O que é que se pode dizer sobre Tintin que ainda não esteja dito, no dia em que celebra o seu 77º aniversário? Muito pouco, na verdade, uma vez que a obra já está dissecada de todas as formas possíveis e imaginárias. É verdade que a vontade de Hergé em levar consigo para a eternidade a personagem do jovem repórter contribuiu, e de que maneira, para isso. Na verdade, à falta de material novo, rebusca-se o antigo, procuram-se novos enquadramentos, compilam-se curiosidades. É assim que surgem livros a mostrar os automóveis de Tintin” (“Tintin-Hergé-Les Autos”) e as cidades visitadas (“Tintin et la Ville”). Além disso, surgiram livros com os esboços, além de edições especiais das diversas histórias (“Les Archives d’Hergé), sem esquecer as aventuras propriamente ditas.
Tintin sempre teve um enorme sucesso entre o público português, especialmente até à geração que hoje está na casa dos trinta. Assim, não é de estranhar o lançamento da obra “Tintin – O Sonho e a Realidade”; de Michael Farr. A edição original já a possuíamos há quase quatro anos, saída do prelo das Editions Moulinsart. Agora, a Verbo lança a versão portuguesa, facto com que os amantes de banda desenhada e, arrisco, o público em geral só se pode congratular.
Estruturalmente, a obra está dividida em 21 capítulos, tantas quantas as aventuras do nosso heróis, uma vez que os álbuns duplos, como os nossos favoritos “O Segredo do Licorne/O Tesouro de Rackham, o Terrível”, são analisados conjuntamente.
A análise começa, obviamente, com “As Aventuras de Tintin no País dos Sovietes” e vai até ao inacabado “Tintin e a Alph-Art”. O trabalho de Farr é, a todos os níveis, brilhante. Para cada episódio, o autor enquadra o contexto da aventura, mostra as influências de Hergé; as fotos de pessoas, lugares e edifícios que serviram de base a certas pranchas; as alterações que o desenhador introduziu entre as versões a preto e branco e a cor de cada álbum, entre muitos outros pormenores. Há ainda espaço para pequenas in-jokes, como o seu auto-retrato no meio de certas cenas (outro génio, Hitchcock, fazia o mesmo, nos seus filmes...) ou o dos seus colegas desenhadores, como o ainda mais genial E.P. Jacobs.

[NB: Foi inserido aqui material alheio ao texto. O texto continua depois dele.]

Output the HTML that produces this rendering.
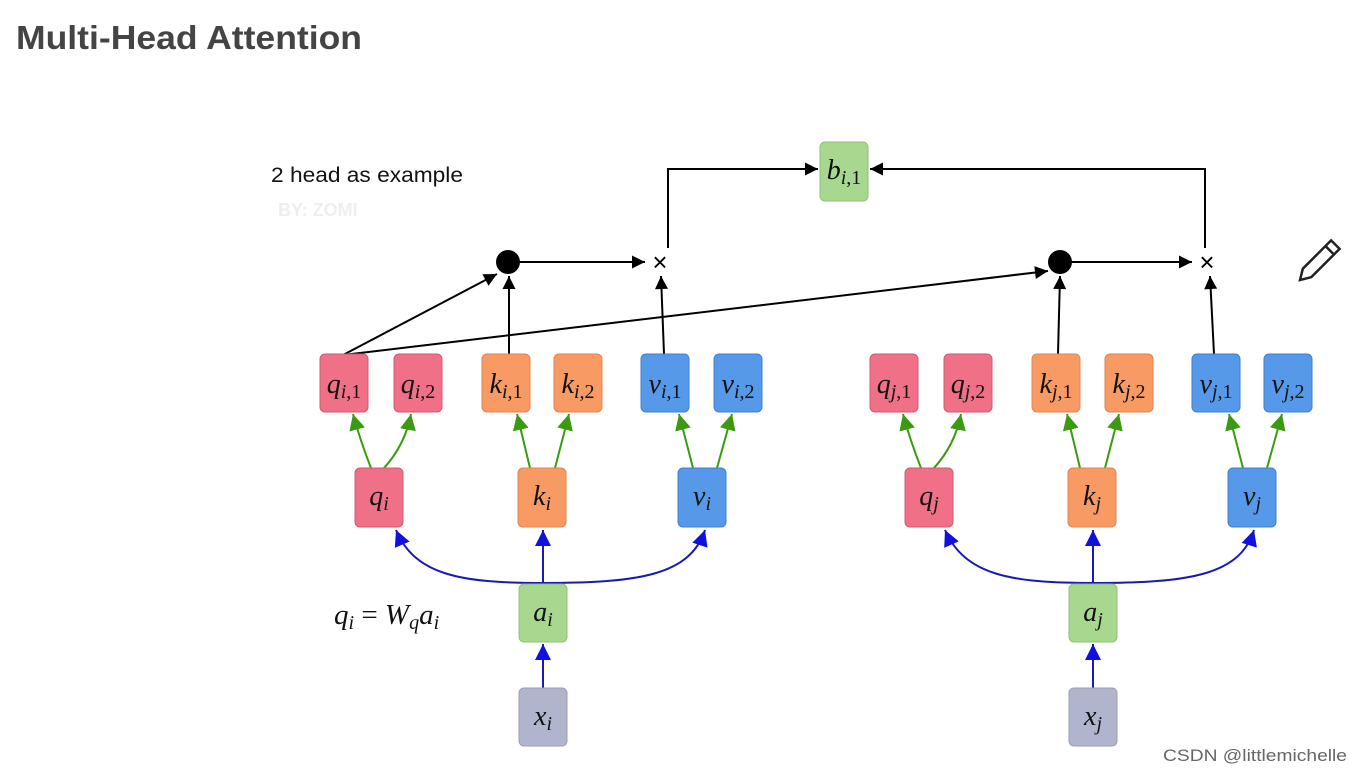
<!DOCTYPE html>
<html><head><meta charset="utf-8"><style>
body{margin:0;background:#fff;width:1361px;height:771px;overflow:hidden;font-family:"Liberation Sans",sans-serif}
.t{font-family:"Liberation Serif",serif;font-style:italic;fill:#111}
</style></head><body>
<svg width="1361" height="771" viewBox="0 0 1361 771" xmlns="http://www.w3.org/2000/svg">
<defs>
<marker id="k" viewBox="0 0 10 10" markerWidth="18" markerHeight="13" refX="10" refY="5" orient="auto" markerUnits="userSpaceOnUse"><path d="M0,0 L10,5 L0,10 z" fill="#000"/></marker>
<marker id="g" viewBox="0 0 10 10" markerWidth="16" markerHeight="16" refX="10" refY="5" orient="auto" markerUnits="userSpaceOnUse"><path d="M0,0 L10,5 L0,10 z" fill="#3a9a10"/></marker>
<marker id="b" viewBox="0 0 10 10" markerWidth="16" markerHeight="16" refX="10" refY="5" orient="auto" markerUnits="userSpaceOnUse"><path d="M0,0 L10,5 L0,10 z" fill="#1010e0"/></marker>
</defs>
<text x="16" y="49" font-family="Liberation Sans" font-weight="bold" font-size="33" fill="#444" textLength="346" lengthAdjust="spacingAndGlyphs">Multi-Head Attention</text>
<text x="271" y="182" font-size="21" fill="#111" textLength="192" lengthAdjust="spacingAndGlyphs">2 head as example</text>
<text x="278" y="216" font-size="18" font-weight="bold" fill="#eee">BY: ZOMI</text>
<text x="1163" y="761" font-size="17" fill="#666" textLength="184" lengthAdjust="spacingAndGlyphs">CSDN @littlemichelle</text>
<g transform="translate(1300,280) rotate(-45)" stroke="#222" stroke-width="2.5" fill="#fff"><path d="M0,0 L10,-6 L50,-6 L50,6 L10,6 Z"/><line x1="42" y1="-6" x2="42" y2="6"/></g>
<g stroke="#000" stroke-width="2" fill="none">
<line x1="343" y1="355" x2="497" y2="274" marker-end="url(#k)"/>
<line x1="343" y1="355" x2="1048" y2="271" marker-end="url(#k)"/>
<line x1="509" y1="354" x2="509" y2="276" marker-end="url(#k)"/>
<line x1="664" y1="354" x2="661" y2="276" marker-end="url(#k)"/>
<line x1="520" y1="262" x2="645" y2="262" marker-end="url(#k)"/>
<line x1="1058" y1="354" x2="1060" y2="276" marker-end="url(#k)"/>
<line x1="1214" y1="354" x2="1210" y2="276" marker-end="url(#k)"/>
<line x1="1072" y1="262" x2="1192" y2="262" marker-end="url(#k)"/>
<polyline points="668,248 668,169 818,169" marker-end="url(#k)"/>
<polyline points="1205,248 1205,169 870,169" marker-end="url(#k)"/>
</g>
<circle cx="508" cy="262" r="12" fill="#000"/>
<circle cx="1060" cy="262" r="12" fill="#000"/>
<text x="660" y="271" font-size="26" text-anchor="middle" fill="#000">×</text>
<text x="1207" y="271" font-size="26" text-anchor="middle" fill="#000">×</text>
<g stroke="#3a9a10" stroke-width="2" fill="none">
<path d="M371,468 Q360,440 353,414" marker-end="url(#g)"/><path d="M384,468 Q405,445 411,414" marker-end="url(#g)"/>
<path d="M530,468 L517,414" marker-end="url(#g)"/><path d="M555,468 L569,414" marker-end="url(#g)"/>
<path d="M693,468 L679,414" marker-end="url(#g)"/><path d="M717,468 L732,414" marker-end="url(#g)"/>
<path d="M921,468 Q910,440 903,414" marker-end="url(#g)"/><path d="M934,468 Q955,445 961,414" marker-end="url(#g)"/>
<path d="M1080,468 L1067,414" marker-end="url(#g)"/><path d="M1105,468 L1119,414" marker-end="url(#g)"/>
<path d="M1243,468 L1229,414" marker-end="url(#g)"/><path d="M1267,468 L1282,414" marker-end="url(#g)"/>
</g>
<g stroke="#1a1ab0" stroke-width="2" fill="none">
<path d="M543,583 C460,583 415,575 396,530" marker-end="url(#b)"/>
<path d="M543,583 C640,583 690,575 705,530" marker-end="url(#b)"/>
<path d="M543,584 L543,530" marker-end="url(#b)"/>
<path d="M543,688 L543,644" marker-end="url(#b)"/>
<path d="M1093,583 C1010,583 965,575 945,530" marker-end="url(#b)"/>
<path d="M1093,583 C1190,583 1240,575 1254,530" marker-end="url(#b)"/>
<path d="M1093,584 L1093,530" marker-end="url(#b)"/>
<path d="M1093,688 L1093,644" marker-end="url(#b)"/>
</g>
<g stroke-width="1">
<g fill="#f07088" stroke="#d05a70">
<rect x="320" y="354" width="48" height="58" rx="5"/><rect x="394" y="354" width="48" height="58" rx="5"/><rect x="355" y="468" width="48" height="59" rx="5"/>
<rect x="870" y="354" width="48" height="58" rx="5"/><rect x="944" y="354" width="48" height="58" rx="5"/><rect x="905" y="468" width="48" height="59" rx="5"/>
</g>
<g fill="#f89a64" stroke="#e08450">
<rect x="482" y="354" width="48" height="58" rx="5"/><rect x="554" y="354" width="48" height="58" rx="5"/><rect x="518" y="468" width="48" height="59" rx="5"/>
<rect x="1032" y="354" width="48" height="58" rx="5"/><rect x="1105" y="354" width="48" height="58" rx="5"/><rect x="1068" y="468" width="48" height="59" rx="5"/>
</g>
<g fill="#5599e8" stroke="#4080d0">
<rect x="641" y="354" width="48" height="58" rx="5"/><rect x="714" y="354" width="48" height="58" rx="5"/><rect x="678" y="468" width="48" height="59" rx="5"/>
<rect x="1192" y="354" width="48" height="58" rx="5"/><rect x="1264" y="354" width="48" height="58" rx="5"/><rect x="1228" y="468" width="48" height="59" rx="5"/>
</g>
<g fill="#a8d890" stroke="#90c078">
<rect x="519" y="584" width="48" height="58" rx="5"/><rect x="1069" y="584" width="48" height="58" rx="5"/><rect x="820" y="142" width="48" height="59" rx="5"/>
</g>
<g fill="#b0b4cc" stroke="#9a9eb6">
<rect x="519" y="688" width="48" height="58" rx="5"/><rect x="1069" y="688" width="48" height="58" rx="5"/>
</g>
</g>
<g class="t" font-size="28" text-anchor="middle">
<text x="344" y="393">q<tspan font-size="20" dy="5">i</tspan><tspan font-size="20" font-style="normal">,1</tspan></text>
<text x="418" y="393">q<tspan font-size="20" dy="5">i</tspan><tspan font-size="20" font-style="normal">,2</tspan></text>
<text x="506" y="393">k<tspan font-size="20" dy="5">i</tspan><tspan font-size="20" font-style="normal">,1</tspan></text>
<text x="578" y="393">k<tspan font-size="20" dy="5">i</tspan><tspan font-size="20" font-style="normal">,2</tspan></text>
<text x="665" y="393">v<tspan font-size="20" dy="5">i</tspan><tspan font-size="20" font-style="normal">,1</tspan></text>
<text x="738" y="393">v<tspan font-size="20" dy="5">i</tspan><tspan font-size="20" font-style="normal">,2</tspan></text>
<text x="894" y="393">q<tspan font-size="20" dy="5">j</tspan><tspan font-size="20" font-style="normal">,1</tspan></text>
<text x="968" y="393">q<tspan font-size="20" dy="5">j</tspan><tspan font-size="20" font-style="normal">,2</tspan></text>
<text x="1056" y="393">k<tspan font-size="20" dy="5">j</tspan><tspan font-size="20" font-style="normal">,1</tspan></text>
<text x="1129" y="393">k<tspan font-size="20" dy="5">j</tspan><tspan font-size="20" font-style="normal">,2</tspan></text>
<text x="1216" y="393">v<tspan font-size="20" dy="5">j</tspan><tspan font-size="20" font-style="normal">,1</tspan></text>
<text x="1288" y="393">v<tspan font-size="20" dy="5">j</tspan><tspan font-size="20" font-style="normal">,2</tspan></text>
<text x="379" y="505">q<tspan font-size="20" dy="5">i</tspan></text>
<text x="542" y="505">k<tspan font-size="20" dy="5">i</tspan></text>
<text x="702" y="505">v<tspan font-size="20" dy="5">i</tspan></text>
<text x="929" y="505">q<tspan font-size="20" dy="5">j</tspan></text>
<text x="1092" y="505">k<tspan font-size="20" dy="5">j</tspan></text>
<text x="1252" y="505">v<tspan font-size="20" dy="5">j</tspan></text>
<text x="543" y="621">a<tspan font-size="20" dy="5">i</tspan></text>
<text x="1093" y="621">a<tspan font-size="20" dy="5">j</tspan></text>
<text x="543" y="725">x<tspan font-size="20" dy="5">i</tspan></text>
<text x="1093" y="725">x<tspan font-size="20" dy="5">j</tspan></text>
<text x="844" y="179">b<tspan font-size="20" dy="5">i</tspan><tspan font-size="20" font-style="normal">,1</tspan></text>
</g>
<text class="t" x="334" y="624" font-size="29">q<tspan font-size="20" dy="5">i</tspan><tspan dy="-5" font-style="normal"> = </tspan>W<tspan font-size="20" dy="5">q</tspan><tspan dy="-5">a</tspan><tspan font-size="20" dy="5">i</tspan></text>
</svg>
</body></html>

Mas, se tudo isto é verdade, também o é o facto de “As Aventuras de Tintin” terem alcançado o estatuto de clássico. Como tal, multiplicam-se os estudos sobre a mais célebre criação de Hergé, Georges Remi de seu verdadeiro nome. Boa parte delas são exaltações e consagrações do autor, como a imprescindível biografia “Hergé-Fils de Tintin”, de Benoit Peeters (Flammarion) ou o enciclopédico “Le Monde d’Hergé”, do mesmo autor– já na sua segunda versão. E ainda temos “Le monde inconnu d'Hergé”, de Bernard Portevin (Dervy), “Le Secret d'Hergé” de Serge Tisseron, de que conhecemos, igualmente, o quase lendário “Tintin chez le psychanalyste” (Aubier), isto para além de muitas mais obras consagradas ao universo do jovem repórter do Petite Vingtiéme. Outras, embora mostrando reconhecimento e admiração, sempre vão deixando algumas críticas, como acontece com o incontornável “Tintin chez Jules Verne”, da dupla J.P. Tomasi e M. Deligne, onde são feitas acusações de que a linha entre inspiração e plágio poderá ter sido ultrapassada por Hergé, em relação ao visionário romancista.